_Task statement_. Exclude the pictures and return every line exactly as written.

--- Begin Records to process ---

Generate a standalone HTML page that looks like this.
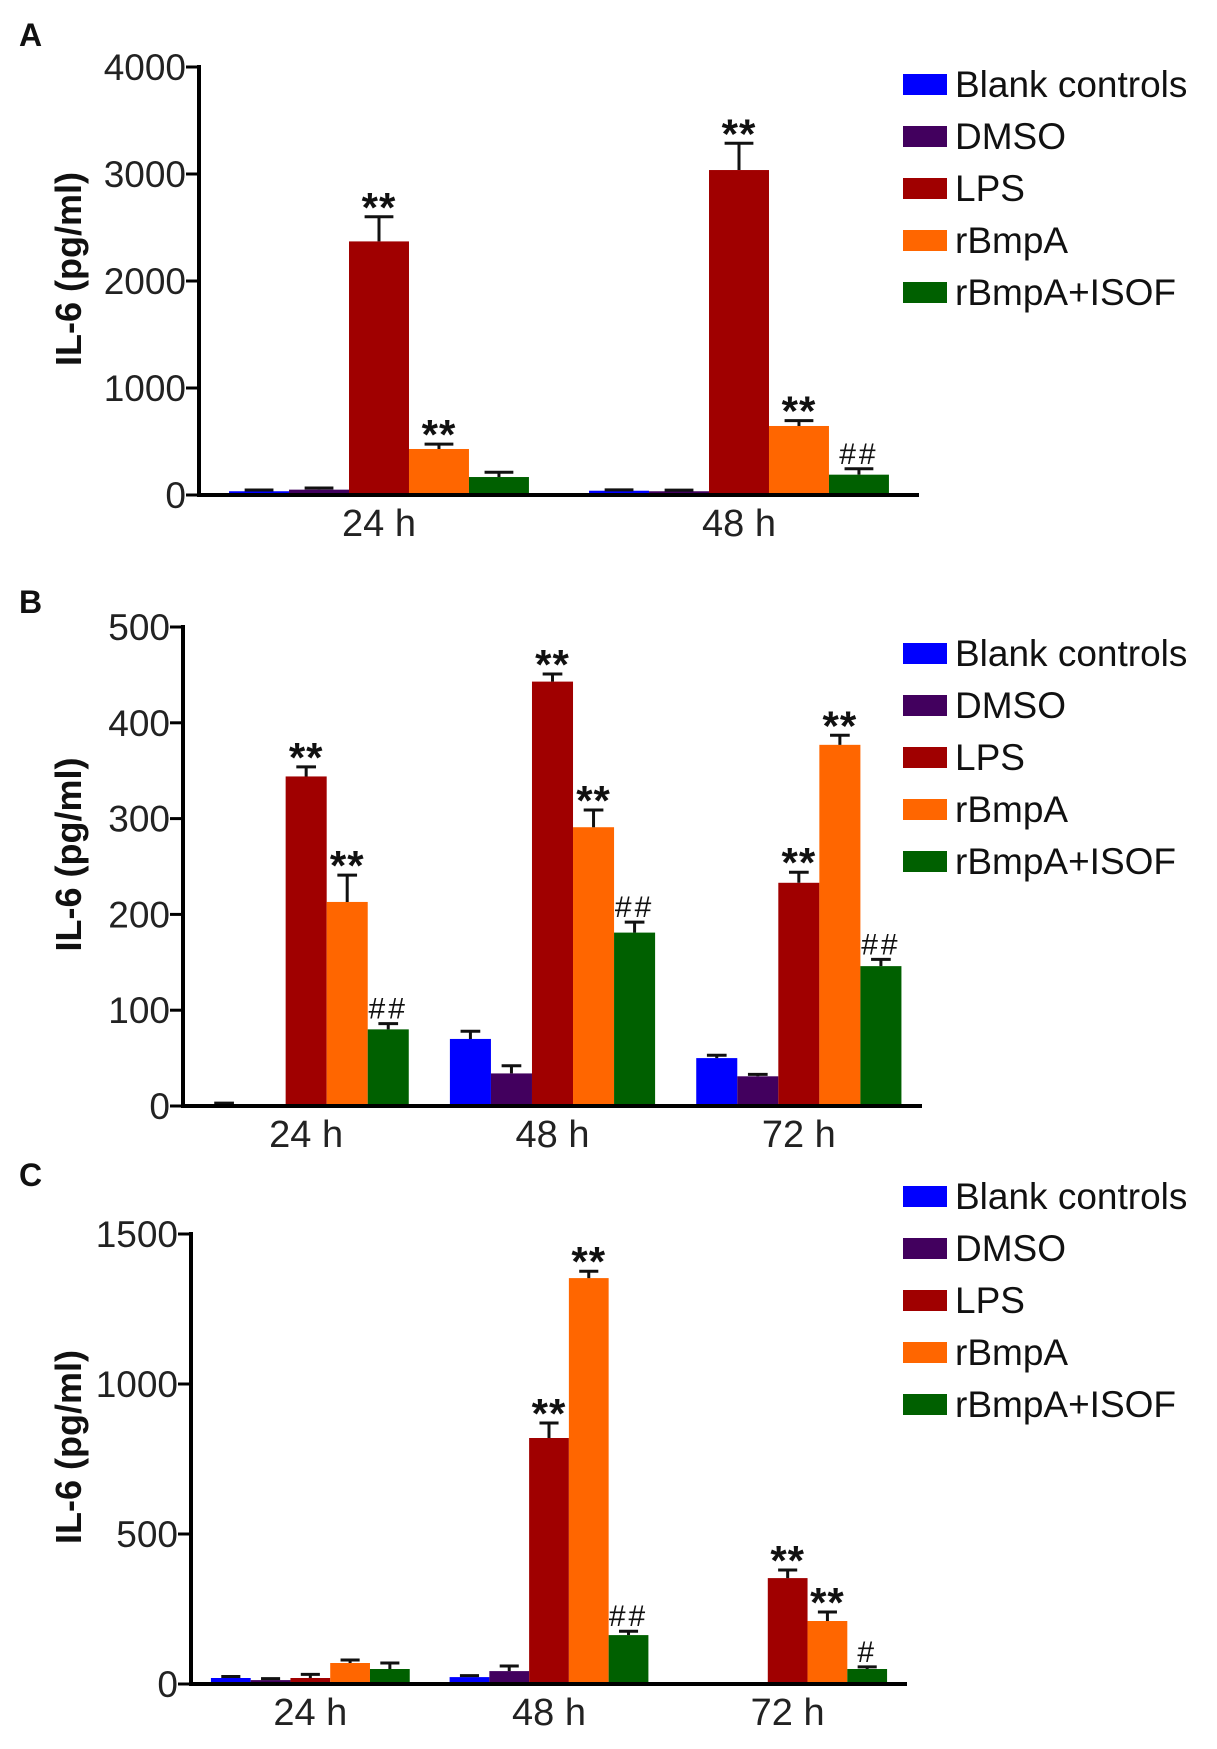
<!DOCTYPE html>
<html><head><meta charset="utf-8">
<style>
html,body{margin:0;padding:0;background:#fff;}
svg{display:block;font-family:"Liberation Sans",Arial,sans-serif;}
</style></head>
<body>
<svg id="fig" width="1217" height="1749" viewBox="0 0 1217 1749" xmlns="http://www.w3.org/2000/svg"></svg>
<script>
// ---- shared data ----
const seriesNames = ["Blank controls","DMSO","LPS","rBmpA","rBmpA+ISOF"];
const seriesColors = ["#0000ff","#42005e","#a00000","#ff6600","#006000"];

// ---- Panel A ----
const catsA = ["24 h","48 h"];
const ticksA = [0,1000,2000,3000,4000];
const valsA = [[35,40],[50,35],[2370,3037],[430,645],[168,190]];
const errsA = [[12,8],[15,10],[230,250],[45,50],[45,55]];
const sigA = [["","" ],["",""],["**","**"],["**","**"],["","##"]];

// ---- Panel B ----
const catsB = ["24 h","48 h","72 h"];
const ticksB = [0,100,200,300,400,500];
const valsB = [[2,70,50],[0,34,31],[344,443,233],[213,291,377],[80,181,146]];
const errsB = [[1,8,3],[0,8,2],[10,8,11],[28,18,10],[6,11,7]];
const sigB = [["","",""],["","",""],["**","**","**"],["**","**","**"],["##","##","##"]];

// ---- Panel C ----
const catsC = ["24 h","48 h","72 h"];
const ticksC = [0,500,1000,1500];
const valsC = [[20,23,0],[13,43,0],[20,820,353],[70,1353,210],[50,163,50]];
const errsC = [[5,5,0],[5,17,0],[12,50,27],[10,23,30],[20,13,7]];
const sigC = [["","",""],["","",""],["","**","**"],["","**","**"],["","##","#"]];

const NS = "http://www.w3.org/2000/svg";
const svg = document.getElementById("fig");
function mk(tag, attrs, parent){
  const e = document.createElementNS(NS, tag);
  for (const k in attrs) e.setAttribute(k, attrs[k]);
  (parent||svg).appendChild(e);
  return e;
}

function panel(cfg){
  const g = mk("g", {});
  
  
  const yMax = cfg.ticks[cfg.ticks.length-1];
  const yScale = v => cfg.y0 - (v / yMax) * (cfg.y0 - cfg.yTop);
  const nC = cfg.cats.length;
  const band = (cfg.x1 - cfg.x0) / nC;
  const nS = cfg.vals.length;
  const bw = band * 0.833 / nS;
  const xBar = (c, s) => cfg.x0 + band * c + band / 2 - bw * nS / 2 + s * bw;

  const L = mk("text", {x:19, y:cfg.letterY, "font-size":32, "font-weight":"bold", fill:"#111"}, g);
  L.textContent = cfg.id;
  
  

  for (let s = 0; s < nS; s++){
    for (let c = 0; c < nC; c++){
      const v = cfg.vals[s][c], e = cfg.errs[s][c];
      const x = xBar(c, s), yT = yScale(v);
      if (v > 0){
        const r = mk("rect", {x:x, y:yT, width:bw, height:cfg.y0 - yT, fill:seriesColors[s]}, g);
        
        
      }
      const cx = x + bw/2;
      const ye = yScale(v + e);
      if (e > 0){
        const eb = mk("path", {d:`M${cx} ${yT}V${ye}M${cx-bw*0.24} ${ye}H${cx+bw*0.24}`, stroke:"#111", "stroke-width":3, fill:"none"}, g);
        
        
      }
      const sg = cfg.sig[s][c];
      if (sg){
        const star = sg[0]==="*";
        const t = mk("text", {x:cx, y:star ? ye + 5 : ye - 5, "text-anchor":"middle", "font-size":star?42:30, "font-weight":star?"bold":"normal", fill:"#111", "letter-spacing":star?1:3}, g);
        t.textContent = sg;
        
        
      }
    }
  }

  const ya = mk("line", {x1:cfg.x0, y1:cfg.yTop-2, x2:cfg.x0, y2:cfg.y0+2, stroke:"#000", "stroke-width":4}, g);
  
  
  const xa = mk("line", {x1:cfg.x0-2, y1:cfg.y0, x2:cfg.x1, y2:cfg.y0, stroke:"#000", "stroke-width":4}, g);
  
  

  cfg.ticks.forEach(tv => {
    const y = yScale(tv);
    const tk = mk("line", {x1:cfg.x0-13, y1:y, x2:cfg.x0, y2:y, stroke:"#000", "stroke-width":3}, g);
    
    
    const tl = mk("text", {x:cfg.x0-13, y:y+13, "text-anchor":"end", "font-size":37, fill:"#222"}, g);
    tl.textContent = String(tv);
    
    
  });

  cfg.cats.forEach((cn, c) => {
    const cl = mk("text", {x:cfg.x0 + band*c + band/2, y:cfg.y0 + 41, "text-anchor":"middle", "font-size":38, fill:"#222"}, g);
    cl.textContent = cn;
    
    
  });

  const ym = (cfg.y0 + cfg.yTop)/2 - 12;
  const yt = mk("text", {x:0, y:0, transform:`translate(81 ${ym}) rotate(-90)`, "text-anchor":"middle", "font-size":36, "font-weight":"bold", fill:"#111"}, g);
  yt.textContent = "IL-6 (pg/ml)";
  
  

  seriesNames.forEach((nm, s) => {
    const cy = cfg.legY + s * 52;
    const lg = mk("g", {}, g);
    
    
    mk("rect", {x:903, y:cy-10, width:44, height:21, fill:seriesColors[s]}, lg);
    const lt = mk("text", {x:955, y:cy+13, "font-size":37, fill:"#111"}, lg);
    lt.textContent = nm;
  });
}

panel({id:"A", letterY:46, cats:catsA, ticks:ticksA, vals:valsA, errs:errsA, sig:sigA,
  x0:199, x1:919, y0:495, yTop:67, legY:84});
panel({id:"B", letterY:613, cats:catsB, ticks:ticksB, vals:valsB, errs:errsB, sig:sigB,
  x0:183, x1:922, y0:1106, yTop:627, legY:653});
panel({id:"C", letterY:1186, cats:catsC, ticks:ticksC, vals:valsC, errs:errsC, sig:sigC,
  x0:191, x1:907, y0:1684, yTop:1234, legY:1196});
</script>
</body></html>
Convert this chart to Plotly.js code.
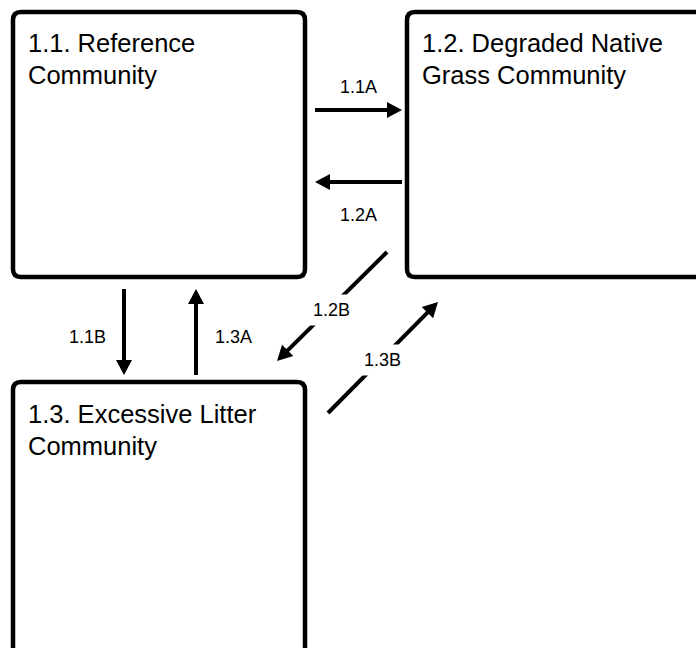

--- End Records to process ---

_Task response_.
Generate a standalone HTML page that looks like this.
<!DOCTYPE html>
<html><head><meta charset="utf-8">
<style>
html,body{margin:0;padding:0;background:#fff;}
svg{display:block;font-family:"Liberation Sans",Arial,sans-serif;}
</style></head>
<body>
<svg id="fig" width="1217" height="1749" viewBox="0 0 1217 1749" xmlns="http://www.w3.org/2000/svg"></svg>
<script>
// ---- shared data ----
const seriesNames = ["Blank controls","DMSO","LPS","rBmpA","rBmpA+ISOF"];
const seriesColors = ["#0000ff","#42005e","#a00000","#ff6600","#006000"];

// ---- Panel A ----
const catsA = ["24 h","48 h"];
const ticksA = [0,1000,2000,3000,4000];
const valsA = [[35,40],[50,35],[2370,3037],[430,645],[168,190]];
const errsA = [[12,8],[15,10],[230,250],[45,50],[45,55]];
const sigA = [["","" ],["",""],["**","**"],["**","**"],["","##"]];

// ---- Panel B ----
const catsB = ["24 h","48 h","72 h"];
const ticksB = [0,100,200,300,400,500];
const valsB = [[2,70,50],[0,34,31],[344,443,233],[213,291,377],[80,181,146]];
const errsB = [[1,8,3],[0,8,2],[10,8,11],[28,18,10],[6,11,7]];
const sigB = [["","",""],["","",""],["**","**","**"],["**","**","**"],["##","##","##"]];

// ---- Panel C ----
const catsC = ["24 h","48 h","72 h"];
const ticksC = [0,500,1000,1500];
const valsC = [[20,23,0],[13,43,0],[20,820,353],[70,1353,210],[50,163,50]];
const errsC = [[5,5,0],[5,17,0],[12,50,27],[10,23,30],[20,13,7]];
const sigC = [["","",""],["","",""],["","**","**"],["","**","**"],["","##","#"]];

const NS = "http://www.w3.org/2000/svg";
const svg = document.getElementById("fig");
function mk(tag, attrs, parent){
  const e = document.createElementNS(NS, tag);
  for (const k in attrs) e.setAttribute(k, attrs[k]);
  (parent||svg).appendChild(e);
  return e;
}

function panel(cfg){
  const g = mk("g", {});
  
  
  const yMax = cfg.ticks[cfg.ticks.length-1];
  const yScale = v => cfg.y0 - (v / yMax) * (cfg.y0 - cfg.yTop);
  const nC = cfg.cats.length;
  const band = (cfg.x1 - cfg.x0) / nC;
  const nS = cfg.vals.length;
  const bw = band * 0.833 / nS;
  const xBar = (c, s) => cfg.x0 + band * c + band / 2 - bw * nS / 2 + s * bw;

  const L = mk("text", {x:19, y:cfg.letterY, "font-size":32, "font-weight":"bold", fill:"#111"}, g);
  L.textContent = cfg.id;
  
  

  for (let s = 0; s < nS; s++){
    for (let c = 0; c < nC; c++){
      const v = cfg.vals[s][c], e = cfg.errs[s][c];
      const x = xBar(c, s), yT = yScale(v);
      if (v > 0){
        const r = mk("rect", {x:x, y:yT, width:bw, height:cfg.y0 - yT, fill:seriesColors[s]}, g);
        
        
      }
      const cx = x + bw/2;
      const ye = yScale(v + e);
      if (e > 0){
        const eb = mk("path", {d:`M${cx} ${yT}V${ye}M${cx-bw*0.24} ${ye}H${cx+bw*0.24}`, stroke:"#111", "stroke-width":3, fill:"none"}, g);
        
        
      }
      const sg = cfg.sig[s][c];
      if (sg){
        const star = sg[0]==="*";
        const t = mk("text", {x:cx, y:star ? ye + 5 : ye - 5, "text-anchor":"middle", "font-size":star?42:30, "font-weight":star?"bold":"normal", fill:"#111", "letter-spacing":star?1:3}, g);
        t.textContent = sg;
        
        
      }
    }
  }

  const ya = mk("line", {x1:cfg.x0, y1:cfg.yTop-2, x2:cfg.x0, y2:cfg.y0+2, stroke:"#000", "stroke-width":4}, g);
  
  
  const xa = mk("line", {x1:cfg.x0-2, y1:cfg.y0, x2:cfg.x1, y2:cfg.y0, stroke:"#000", "stroke-width":4}, g);
  
  

  cfg.ticks.forEach(tv => {
    const y = yScale(tv);
    const tk = mk("line", {x1:cfg.x0-13, y1:y, x2:cfg.x0, y2:y, stroke:"#000", "stroke-width":3}, g);
    
    
    const tl = mk("text", {x:cfg.x0-13, y:y+13, "text-anchor":"end", "font-size":37, fill:"#222"}, g);
    tl.textContent = String(tv);
    
    
  });

  cfg.cats.forEach((cn, c) => {
    const cl = mk("text", {x:cfg.x0 + band*c + band/2, y:cfg.y0 + 41, "text-anchor":"middle", "font-size":38, fill:"#222"}, g);
    cl.textContent = cn;
    
    
  });

  const ym = (cfg.y0 + cfg.yTop)/2 - 12;
  const yt = mk("text", {x:0, y:0, transform:`translate(81 ${ym}) rotate(-90)`, "text-anchor":"middle", "font-size":36, "font-weight":"bold", fill:"#111"}, g);
  yt.textContent = "IL-6 (pg/ml)";
  
  

  seriesNames.forEach((nm, s) => {
    const cy = cfg.legY + s * 52;
    const lg = mk("g", {}, g);
    
    
    mk("rect", {x:903, y:cy-10, width:44, height:21, fill:seriesColors[s]}, lg);
    const lt = mk("text", {x:955, y:cy+13, "font-size":37, fill:"#111"}, lg);
    lt.textContent = nm;
  });
}

panel({id:"A", letterY:46, cats:catsA, ticks:ticksA, vals:valsA, errs:errsA, sig:sigA,
  x0:199, x1:919, y0:495, yTop:67, legY:84});
panel({id:"B", letterY:613, cats:catsB, ticks:ticksB, vals:valsB, errs:errsB, sig:sigB,
  x0:183, x1:922, y0:1106, yTop:627, legY:653});
panel({id:"C", letterY:1186, cats:catsC, ticks:ticksC, vals:valsC, errs:errsC, sig:sigC,
  x0:191, x1:907, y0:1684, yTop:1234, legY:1196});
</script>
</body></html>
Convert this chart to Plotly.js code.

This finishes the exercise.